I like this model of partnership more than schools hiring art teachers for stand alone classes within the school. I like this better because it creates advocates in the community for arts education, it gets young people comfortable with these community institutions, and provides a more diversified funding base for community-based arts organizations. They can contract with the school district to complement their other programming. Community-based organizations, however, must be compensated for this work.
It was helpful to think about this idea relative to the RAND report in which, out-of-school time providers felt marginalized by the coordinated efforts in these different urban areas that were often focused on what was happening in schools. The case studies in this report was fascinating because of the different strategies at work. I checked up on some of these initiatives on the Internet. Los Angeles now has 54 of 81 districts participating in its program. Chicago now has an arts education plan, but this only came about as a result of the larger cultural plan initiated by Rahm Emanneul when he became mayor in 2012. It looks like Chicago had to start over in terms of their arts education effort.
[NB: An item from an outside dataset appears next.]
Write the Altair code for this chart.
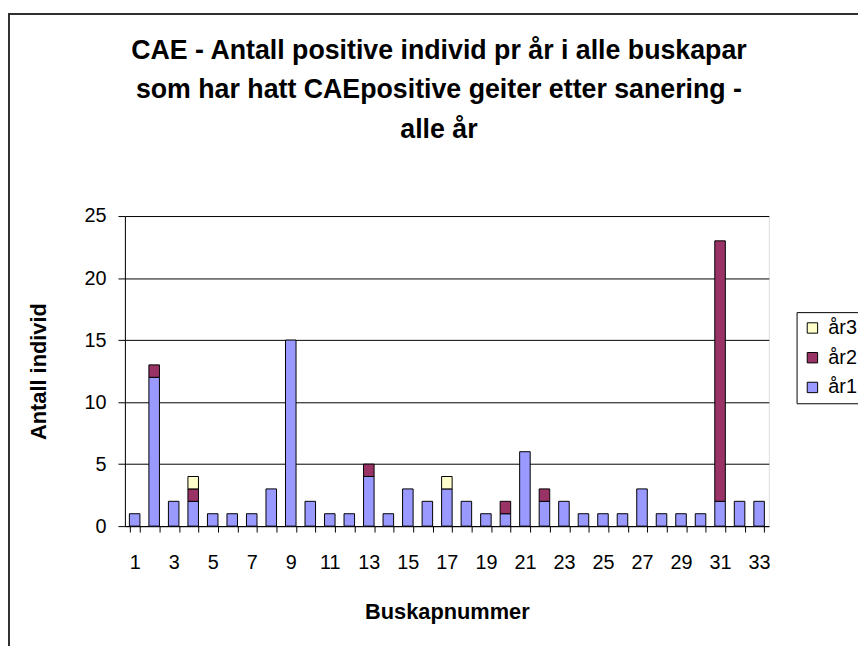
import altair as alt
import pandas as pd

buskap = list(range(1, 34))
ar1 = [1, 12, 2, 2, 1, 1, 1, 3, 15, 2, 1, 1, 4, 1, 3, 2, 3, 2, 1, 1, 6, 2, 2, 1, 1, 1, 3, 1, 1, 1, 2, 2, 2]
ar2 = [0, 1, 0, 1, 0, 0, 0, 0, 0, 0, 0, 0, 1, 0, 0, 0, 0, 0, 0, 1, 0, 1, 0, 0, 0, 0, 0, 0, 0, 0, 21, 0, 0]
ar3 = [0, 0, 0, 1, 0, 0, 0, 0, 0, 0, 0, 0, 0, 0, 0, 0, 1, 0, 0, 0, 0, 0, 0, 0, 0, 0, 0, 0, 0, 0, 0, 0, 0]
series = ["år1", "år2", "år3"]
colors = ["#9999FF", "#993366", "#FFFFCC"]

rows = []
for name, vals, rank in zip(series, [ar1, ar2, ar3], [1, 2, 3]):
    for b, v in zip(buskap, vals):
        if v > 0:
            rows.append({"Buskap": b, "Serie": name, "Antall": v, "rank": rank})
df = pd.DataFrame(rows)

FONT = "Liberation Sans"

frame = alt.Chart(alt.Data(values=[{}])).mark_rect(
    fill="white", fillOpacity=0, stroke="#303030", strokeWidth=2, clip=False
).encode(
    x=alt.value(-117), x2=alt.value(760), y=alt.value(-204), y2=alt.value(460)
)

bars = alt.Chart(df).mark_bar(stroke="black", strokeWidth=1).encode(
    x=alt.X("Buskap:O", title="Buskapnummer",
            scale=alt.Scale(paddingInner=0.46, paddingOuter=0.23),
            axis=alt.Axis(labelAngle=0, tickBand="extent",
                          labelExpr="datum.value % 2 == 1 ? datum.label : ''",
                          tickSize=6, labelPadding=21, titlePadding=29,
                          domainColor="black", tickColor="black",
                          labelFontSize=20, titleFontSize=22, labelFont=FONT, titleFont=FONT,
                          labelColor="black", titleColor="black", titleFontWeight="bold")),
    y=alt.Y("sum(Antall):Q", title="Antall individ",
            scale=alt.Scale(domain=[0, 25], nice=False),
            axis=alt.Axis(values=[0, 5, 10, 15, 20, 25], tickSize=7, labelPadding=12,
                          titlePadding=34, grid=True, gridColor="black", gridWidth=1,
                          domainColor="black", tickColor="black",
                          labelFontSize=20, titleFontSize=22, labelFont=FONT, titleFont=FONT,
                          labelColor="black", titleColor="black", titleFontWeight="bold")),
    color=alt.Color("Serie:N",
                    scale=alt.Scale(domain=series, range=colors),
                    sort=["år3", "år2", "år1"],
                    legend=alt.Legend(title=None, orient="none", legendX=678, legendY=97,
                                      symbolType="square", symbolSize=110,
                                      symbolStrokeColor="black", symbolStrokeWidth=1,
                                      labelFontSize=20, labelFont=FONT, labelColor="black",
                                      strokeColor="black", padding=6, rowPadding=10,
                                      labelOffset=6, values=["år3", "år2", "år1"])),
    order=alt.Order("rank:Q", sort="ascending"),
)

chart = alt.layer(frame, bars).properties(
    width=650, height=313,
    autosize=alt.AutoSizeParams(type="none"),
    padding={"left": 118, "top": 207, "right": 90, "bottom": 118},
    title=alt.TitleParams(
        ["CAE - Antall positive individ pr år i alle buskapar",
         "som har hatt CAEpositive geiter etter sanering -",
         "alle år"],
        font=FONT, fontSize=27, fontWeight="bold", color="black",
        lineHeight=40, anchor="middle", frame="group", offset=0, dy=132, dx=-8),
).configure_view(
    fill="#C0C0C0", stroke="#808080", strokeWidth=1
).configure(background="white")

chart.save("out.html", embed_options={"renderer": "svg", "actions": False})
The RAND report suggests to me that arts learning will only be secure in these public schools when enough parents (and their children) demand it from the state. Cutting arts education has to be the equivalent of cutting off one’s nose. How does that happen? The entire community, parents especially, has to value art. It has to be essential. Making art is often essential to an individual’s identity. Can it be the same way for a community? Only if the artistic process and the product have a clear connection to the identity of the community. This is a roundabout way of saying that there is an argument for community-based art to be at the foundation of education. Art education programs should be connected to community life, history, and the environment in their process and content. This can make the arts essential to the community’s identity and help innovate art forms that are indigenous to that particular place.